Mengajak masyarakat hidup berdamai dengan Corona sama dengan menyerahkan penyelesaian pada mekanisme seleksi alam atau dikenal  dengan konsep herd immunity, maka yang kuat immunnya akan bertahan, yang lemah meninggal dengan sendirinya. Ini menunjukkan lepas tangan pemerintah mengatasi wabah.

Bagi masyarakat yang sadar, situasi ini tentu dirasa sangat memprihatinkan. Banyak politisi, pengamat, aktivis, akademisi, dan praktisi yang protes keras akan sikap pemerintah yang menggampangan urusan nyawa rakyat. Terlebih bagi kalangan nakes yang selama ini selalu ada di garda terdepan. Nyaris setiap saat mereka berkalang nyawa demi kesembuhan pasien corona yang terus berjatuhan. Wajar jika mereka mempertanyakan, jika risiko penularan sengaja makin diperbesar, berapa lama lagi mereka harus berjuang, menahan diri jauh dari keluarga dan ketat melakukan physical distancing demi keamanan?

Pemerintah lebih mementingkan pertumbuhan ekonomi dari pada menyelamatkan nyawa rakyat. Pemerintah lebih setia menjalankan protokol ekonomi kapitalisme neoliberal. Kekayaan alam milik rakyat pun nyaris seluruhnya dikuasai korporasi lokal dan internasional. Bahkan hajat hidup orang banyak pun habis dibisniskan. Penyelesaian seperti ini adalah karakter negara yang menerapkan sistem kapitalis.

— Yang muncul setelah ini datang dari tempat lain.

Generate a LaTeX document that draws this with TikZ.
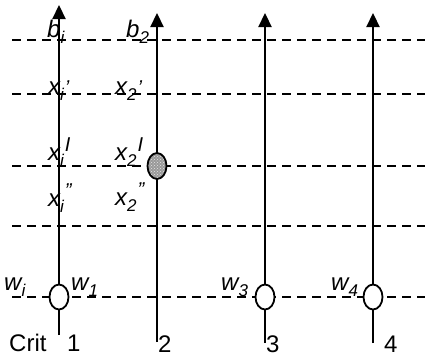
\documentclass[tikz,border=0pt]{standalone}
\usepackage{fontspec}
\setmainfont{Liberation Sans}
\usetikzlibrary{arrows.meta,shapes.geometric,patterns}
\newcommand\lbl[4]{\itshape #1\raisebox{-6pt}{\fontsize{17}{17}\selectfont #2}\kern1pt\raisebox{#4}{\fontsize{20}{20}\selectfont #3}}
\begin{document}
\begin{tikzpicture}[x=1pt,y=-1pt,
  grid/.style={line width=2.2pt,dash pattern=on 9pt off 6pt},
  axis/.style={line width=2.2pt},
  axarrow/.style={axis,-{Triangle[length=14pt,width=13pt]}},
  ell/.style={ellipse,draw,line width=1.8pt,fill=white,minimum width=19pt,minimum height=25pt,inner sep=0pt},
  txt/.style={anchor=base west,inner sep=0pt,font=\fontsize{24}{26}\selectfont},
  num/.style={anchor=base west,inner sep=0pt,font=\fontsize{24}{26}\selectfont}]
\useasboundingbox (0,0) rectangle (425,356);
% horizontal dashed lines
\foreach \y/\n in {40/1,94/2,166/3,226/4,297/5}{
  \coordinate (h\n l) at (12,\y);
  \coordinate (h\n r) at (425,\y);
  \draw[grid] (h\n l) -- (h\n r);
}
% axis coordinates
\coordinate (a1b) at (59,335); \coordinate (a1t) at (59,5);
\coordinate (a2b) at (157,342); \coordinate (a2t) at (157,13);
\coordinate (a3b) at (265,343); \coordinate (a3t) at (265,13);
\coordinate (a4b) at (373,343); \coordinate (a4t) at (373,13);
% ellipses
\node[ell] (e1) at (59,297) {};
\node[ell] (e3) at (265,297) {};
\node[ell] (e4) at (373,297) {};
\node[ellipse,minimum width=19pt,minimum height=26pt,inner sep=0pt] (e2) at (157,166) {};
% axes
\draw[axis] (a1b) -- (e1.south);
\draw[axarrow] (e1.north) -- (a1t);
\draw[axis] (a2b) -- (e2.south);
\draw[axarrow] (e2.north) -- (a2t);
\draw[axis] (a3b) -- (e3.south);
\draw[axarrow] (e3.north) -- (a3t);
\draw[axis] (a4b) -- (e4.south);
\draw[axarrow] (e4.north) -- (a4t);
% filled ellipse
\fill[gray!80] (e2.center) ellipse (9.5pt and 13pt);
\fill[pattern=crosshatch dots,pattern color=white!80!gray] (e2.center) ellipse (9.5pt and 13pt);
\draw[line width=1.8pt] (e2.center) ellipse (9.5pt and 13pt);
% labels
\node[txt] (bi) at (47,37) {\lbl{b}{i}{}{0pt}};
\node[txt] (b2) at (126,37) {\lbl{b}{2}{}{0pt}};
\node[txt] (xip) at (48,94) {\lbl{x}{i}{’}{0pt}};
\node[txt] (x2p) at (115,94) {\lbl{x}{2}{’}{0pt}};
\node[txt] (xiI) at (48,160) {\lbl{x}{i}{I}{9pt}};
\node[txt] (x2I) at (115,160) {\lbl{x}{2}{I}{9pt}};
\node[txt] (xipp) at (48,206) {\lbl{x}{i}{”}{9pt}};
\node[txt] (x2pp) at (115,205) {\lbl{x}{2}{”}{9pt}};
\node[txt] (wi) at (4,290) {\lbl{w}{i}{}{0pt}};
\node[txt] (w1) at (71,290) {\lbl{w}{1}{}{0pt}};
\node[txt] (w3) at (221,290) {\lbl{w}{3}{}{0pt}};
\node[txt] (w4) at (331,290) {\lbl{w}{4}{}{0pt}};
\node[num] (crit) at (9,351) {Crit};
\node[num] (n1) at (67,351) {1};
\node[num] (n2) at (158,352) {2};
\node[num] (n3) at (266,352) {3};
\node[num] (n4) at (384,352) {4};
\end{tikzpicture}
\end{document}
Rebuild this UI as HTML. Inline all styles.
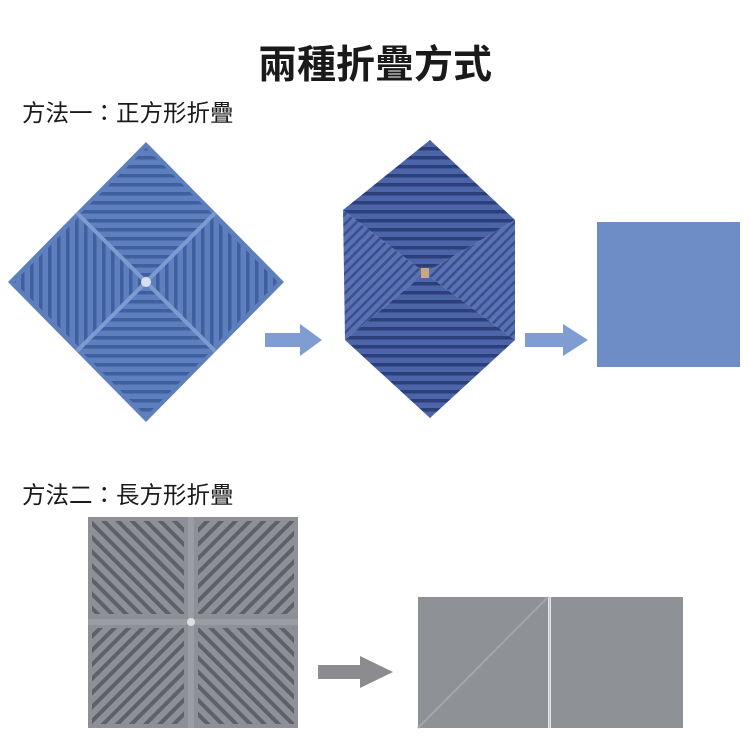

Sistem ini menjadikan manfaat sebagai asas dalam setiap keputusan dan kebijakan.  Bahkan di tengah krisis ini pun para kapitalis tetap berusaha meraup sebesar-besar keuntungan.

Dalam sistem Islam, urusan nyawa rakyat menjadi hal yang diutamakan.  Salah satu fungsi penguasa  adalah  untuk penjagaan nyawa manusia.
Melindungi nyawa rakyat menjadi prioritas utama daripada melindungi stabilitas ekonomi, hilangnya nyawa seorang muslim lebih lebih besar perkaranya dari pada hilangnya dunia.
Nabi shallallahu ‘alaihi wa sallam bersabda,

لَزَوَالُ الدُّنْيَا أَهْوَنُ عَلَى اللَّهِ مِنْ قَتْلِ مُؤْمِنٍ بِغَيْرِ حَقٍّ

“Hilangnya dunia, lebih ringan bagi Allah dibandingkan terbunuhnya seorang mukmin tanpa hak.” (HR Nasai & Turmudzi).

Pada masa wabah penyakit menular, harus diterapkan kebijakan karantina atau lockdown seperti yang pernah diterapkan oleh Rasulullah Saw.. Metode ini sudah diterapkan sejak zaman Rasulullah Saw. untuk mencegah wabah penyakit menular menjalar ke wilayah lain.

Untuk memastikan perintah tersebut dilaksanakan, Rasul Saw. membangun tembok di sekitar daerah yang terjangkit wabah.

Rasulullah Saw. juga pernah memperingatkan umatnya untuk jangan mendekati wilayah yang sedang terkena wabah. Sebaliknya, jika sedang berada di tempat yang terkena wabah, mereka dilarang untuk keluar. Beliau bersabda:

إِذَا سَمِعْتُمْ بِالطَّاعُونِ بِأَرْضٍ فَلاَ تَدْخُلُوهَا، وَإِذَا وَقَعَ بِأَرْضٍ وَأَنْتُمْ بِهَا فَلاَ تَخْرُجُوا مِنْهَا

“Jika kalian mendengar wabah terjadi di suatu wilayah, janganlah kalian memasuki wilayah itu. Sebaliknya, jika wabah itu terjadi di tempat kalian tinggal, janganlah kalian meninggalkan tempat itu.” (HR al-Bukhari).